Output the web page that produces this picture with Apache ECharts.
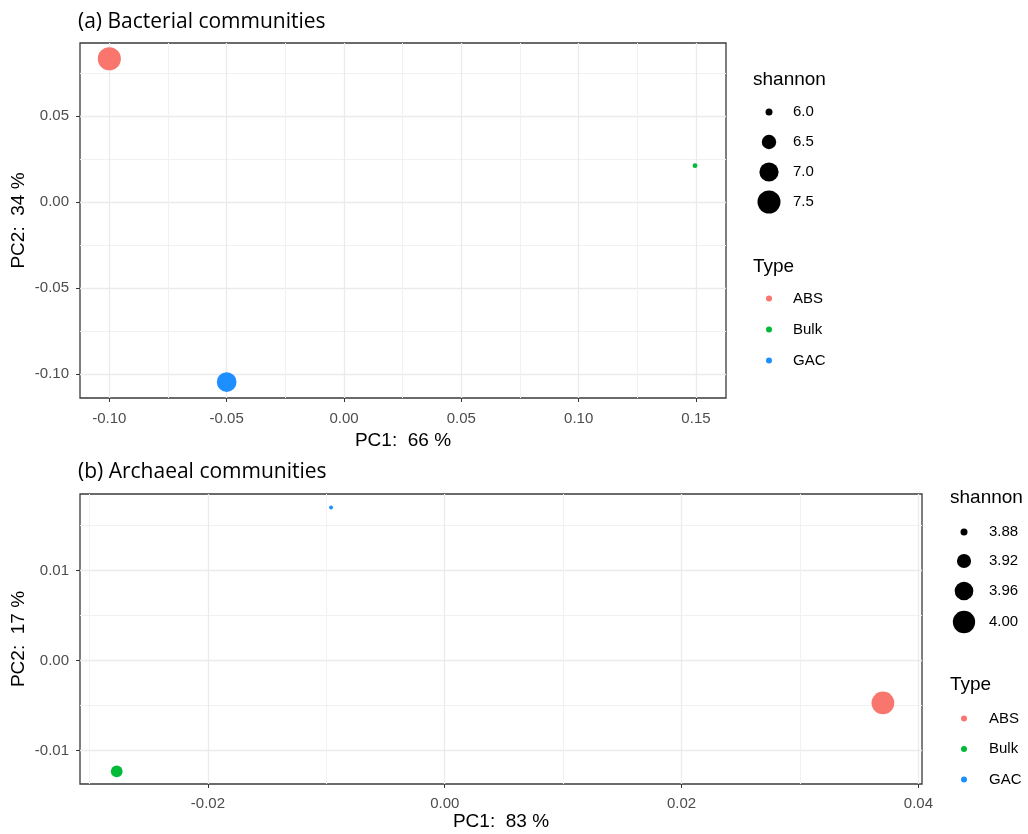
<!DOCTYPE html>
<html>
<head>
<meta charset="utf-8">
<title>PCoA - bacterial and archaeal communities</title>
<script src="https://cdn.jsdelivr.net/npm/echarts@6.0.0/dist/echarts.min.js"></script>
<style>
  html, body { margin: 0; padding: 0; background: #fff; }
  #chart { width: 1028px; height: 834px; }
</style>
</head>
<body>
<div id="chart"></div>
<script>
const types = ['ABS', 'Bulk', 'GAC'];
const typeColors = ['#F8766D', '#00BA38', '#1E8FFF'];

// (a) bacterial communities
const bactPC1 = [-0.100, 0.1496, -0.050];
const bactPC2 = [0.0835, 0.0213, -0.1047];
const bactShannon = [7.52, 5.92, 7.06];
const bactXTicks = [-0.10, -0.05, 0.00, 0.05, 0.10, 0.15];
const bactYTicks = [-0.10, -0.05, 0.00, 0.05];
const bactXMinor = [-0.075, -0.025, 0.025, 0.075, 0.125];
const bactYMinor = [-0.075, -0.025, 0.025, 0.075];
const bactXRange = [-0.1125, 0.1628];
const bactYRange = [-0.114, 0.0927];
const bactShannonBreaks = [6.0, 6.5, 7.0, 7.5];
const bactShannonLabels = ['6.0', '6.5', '7.0', '7.5'];

// (b) archaeal communities
const archPC1 = [0.0370, -0.0277, -0.0096];
const archPC2 = [-0.0047, -0.0123, 0.0170];
const archShannon = [4.005, 3.904, 3.871];
const archXTicks = [-0.02, 0.00, 0.02, 0.04];
const archYTicks = [-0.01, 0.00, 0.01];
const archXMinor = [-0.03, -0.01, 0.01, 0.03];
const archYMinor = [-0.005, 0.005, 0.015];
const archXRange = [-0.0308, 0.0403];
const archYRange = [-0.0137, 0.0185];
const archShannonBreaks = [3.88, 3.92, 3.96, 4.00];
const archShannonLabels = ['3.88', '3.92', '3.96', '4.00'];

const FONT = '"Liberation Sans", Arial, sans-serif';
const TITLE_FONT = '"Open Sans", sans-serif';

// point diameter from shannon (area ~ linear, like ggplot scale_size)
function bactSize(s) { return Math.sqrt(Math.max(49 + 320 * (s - 6.0), 9)); }
function archSize(s) { return Math.sqrt(Math.max(49 + 3740 * (s - 3.88), 9)); }

function fmt(v) { return v.toFixed(2); }

// minor grid lines only
function minorAxis(dim, gridIndex, range, minor) {
  return {
    type: 'value', gridIndex: gridIndex,
    position: dim === 'x' ? 'bottom' : 'left',
    min: range[0], max: range[1],
    axisLine: { show: false, onZero: false },
    axisTick: { show: false, customValues: minor },
    axisLabel: { show: false },
    splitLine: { show: true, lineStyle: { color: '#F1F1F1', width: 1 } }
  };
}

// major grid, ticks, labels and title
function majorAxis(dim, gridIndex, range, ticks, name, nameGap, labelMargin) {
  return {
    type: 'value', gridIndex: gridIndex,
    position: dim === 'x' ? 'bottom' : 'left',
    min: range[0], max: range[1],
    name: name, nameLocation: 'middle', nameGap: nameGap, nameMoveOverlap: false,
    nameTextStyle: { fontFamily: FONT, fontSize: 19, color: '#000' },
    axisLine: { show: false, onZero: false },
    axisTick: { show: true, length: 4, customValues: ticks, lineStyle: { color: '#333', width: 1 } },
    axisLabel: {
      customValues: ticks, formatter: fmt,
      fontFamily: FONT, fontSize: 15, color: '#4D4D4D',
      margin: labelMargin
    },
    splitLine: { show: true, lineStyle: { color: '#EBEBEB', width: 1.3 } }
  };
}

function panelSeries(pc1, pc2, shannon, xIdx, yIdx, sizeFn) {
  return types.map((t, i) => ({
    name: t,
    type: 'scatter',
    xAxisIndex: xIdx, yAxisIndex: yIdx,
    data: [[pc1[i], pc2[i], shannon[i]]],
    symbol: 'circle',
    symbolSize: v => sizeFn(v[2]),
    itemStyle: { color: typeColors[i], opacity: 1 },
    emphasis: { disabled: true }
  }));
}

function sizeLegend(x0, yTitle, ys, breaks, labels, sizeFn, symX, labelX) {
  let els = [{
    type: 'text', x: x0, y: yTitle,
    style: { text: 'shannon', font: '19px ' + FONT, fill: '#000', verticalAlign: 'middle' }
  }];
  breaks.forEach((b, i) => {
    els.push({
      type: 'circle',
      shape: { cx: symX, cy: ys[i], r: sizeFn(b) / 2 },
      style: { fill: '#000' }
    });
    els.push({
      type: 'text', x: labelX, y: ys[i],
      style: { text: labels[i], font: '15px ' + FONT, fill: '#000', verticalAlign: 'middle' }
    });
  });
  return els;
}

let myChart = echarts.init(document.getElementById('chart'), null, { renderer: 'canvas' });

let option = {
  animation: false,
  backgroundColor: '#fff',
  grid: [
    { left: 80, top: 43, width: 646, height: 355, outerBoundsMode: 'none', containLabel: false,
      show: true, borderColor: '#3a3a3a', borderWidth: 1.3, backgroundColor: 'transparent' },
    { left: 80, top: 494, width: 842, height: 290, outerBoundsMode: 'none', containLabel: false,
      show: true, borderColor: '#3a3a3a', borderWidth: 1.3, backgroundColor: 'transparent' }
  ],
  xAxis: [
    minorAxis('x', 0, bactXRange, bactXMinor),
    majorAxis('x', 0, bactXRange, bactXTicks, 'PC1:  66 %', 33, 13),
    minorAxis('x', 1, archXRange, archXMinor),
    majorAxis('x', 1, archXRange, archXTicks, 'PC1:  83 %', 28, 12)
  ],
  yAxis: [
    minorAxis('y', 0, bactYRange, bactYMinor),
    majorAxis('y', 0, bactYRange, bactYTicks, 'PC2:  34 %', 52, 11),
    minorAxis('y', 1, archYRange, archYMinor),
    majorAxis('y', 1, archYRange, archYTicks, 'PC2:  17 %', 52, 11)
  ],
  legend: [
    {
      data: types, orient: 'vertical', left: 766, top: 291, padding: 0,
      itemWidth: 38, itemHeight: 6, itemGap: 16, icon: 'circle', selectedMode: false,
      textStyle: { fontFamily: FONT, fontSize: 15, lineHeight: 15, color: '#000' }
    },
    {
      data: types, orient: 'vertical', left: 961, top: 711, padding: 0,
      itemWidth: 40, itemHeight: 6, itemGap: 15.5, icon: 'circle', selectedMode: false,
      textStyle: { fontFamily: FONT, fontSize: 15, lineHeight: 15, color: '#000' }
    }
  ],
  graphic: [
    { type: 'text', x: 78, y: 22, style: { text: '(a) Bacterial communities', font: '21px ' + TITLE_FONT, fill: '#000', verticalAlign: 'middle' } },
    { type: 'text', x: 78, y: 472, style: { text: '(b) Archaeal communities', font: '21px ' + TITLE_FONT, fill: '#000', verticalAlign: 'middle' } },
    { type: 'text', x: 753, y: 267, style: { text: 'Type', font: '19px ' + FONT, fill: '#000', verticalAlign: 'middle' } },
    { type: 'text', x: 950, y: 685, style: { text: 'Type', font: '19px ' + FONT, fill: '#000', verticalAlign: 'middle' } }
  ]
    .concat(sizeLegend(753, 80, [112, 142, 172, 202], bactShannonBreaks, bactShannonLabels, bactSize, 769, 793))
    .concat(sizeLegend(950, 498, [532, 561, 591, 622], archShannonBreaks, archShannonLabels, archSize, 964, 989)),
  series: []
    .concat(panelSeries(bactPC1, bactPC2, bactShannon, 0, 0, bactSize))
    .concat(panelSeries(archPC1, archPC2, archShannon, 2, 2, archSize))
};

myChart.setOption(option);
</script>
</body>
</html>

- - -

Written task: Everything from the top line of the data down to and including the line with "const typeColors = ['#F8766D', '#00BA38', '#1E8FFF'];" is to be copied, except the pictures.

Output for this task:
Output the web page that produces this picture with Apache ECharts.
<!DOCTYPE html>
<html>
<head>
<meta charset="utf-8">
<title>PCoA - bacterial and archaeal communities</title>
<script src="https://cdn.jsdelivr.net/npm/echarts@6.0.0/dist/echarts.min.js"></script>
<style>
  html, body { margin: 0; padding: 0; background: #fff; }
  #chart { width: 1028px; height: 834px; }
</style>
</head>
<body>
<div id="chart"></div>
<script>
const types = ['ABS', 'Bulk', 'GAC'];
const typeColors = ['#F8766D', '#00BA38', '#1E8FFF'];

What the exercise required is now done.